David Bentley Hart is always interesting. His piece Mammon Ascendant, why global capitalism is inimical to Christianity is excellent in detail. If his analysis is meant to be descriptive rather that prescriptive, it concludes on the tonic. A few unresolved themes hang in the air. It's often said that capitalism is only tolerable because it's better than the alternatives. The alternative that Hart suggests, in a faint echo after his sonata, is E. F. Schumacher's economics of the small. Circa 1975, a lot of people applauded the beauty of Schumacher's small, but any serious discussion had to deal with the facts: then or now, without capital-intensive industrialization, the planet would not have begun to sustain the billions living on it. Then, Ehrlich and his ilk were clamoring about the population bomb. Now Microsoft and Amazon are staffed by Indians and Chinese, who were supposedly beyond even a merciless life-boat ethic. But, the research-funding dependent class is fear mongering about inundation while the evidence indicates a lifting of all boats.

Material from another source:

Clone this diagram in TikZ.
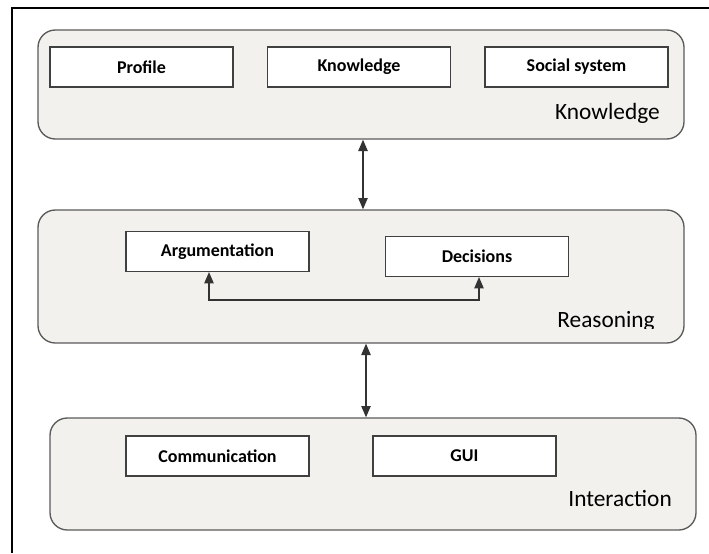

For my money, earned mostly at Microsoft, I'll hold out for the nation-state against global capitalism and its culture annihilating crescendo. Crony capitalism has ominously domesticated government as a mute on it's roar, but technology is effectively amplifying the counterpoint. Tim Berners Lee is Gutenberg for our time, and the Internet can make another Reformation. Bloggers are explaining, against pharmaceuticals-industry propaganda, that the FDA is more of a health hazard than global warming. If the chattering classes were deaf to the recent populist revolt, it was everywhere evident on social media. The Russians who were involved must be very good! They can even influence ballot recounts in the precincts in Michigan that so embarrassed Democrats.
It's not government that is the problem, but Reagan was close to the truth. When an aristocracy thrives in government and controls the economy and culture, it dampens any resonance in subsidiary organizations and flattens community. The Republican party maintains some of the coalition among conservatives that rallies people against the elites who would orchestrate everything to their tune. Democrats, and their dupes in the main-line Protestant hierarchies, are still living in what Hart describes as nostalgia for the idiot happiness of the early cultural revolution. In matters of religion and public life, the aristocracy of the Protestant mainline resembles the sycophantic clergy of the old British monarchy. Social justice mandates of Hebrew prophets, which they are eager emulate, turn into advocacy for socialism in effect. Democrats like to remind us of the deficits Reagan inflicted after a foray into supply-side economics, while defense spending increased to more than neuter any effect of what George Gilder calls releasing the knowledgeable from the powerful. Somebody needs to continually remind the social justice crowd that their rhetoric laid waste large areas of the earth and its people for most of the twentieth century.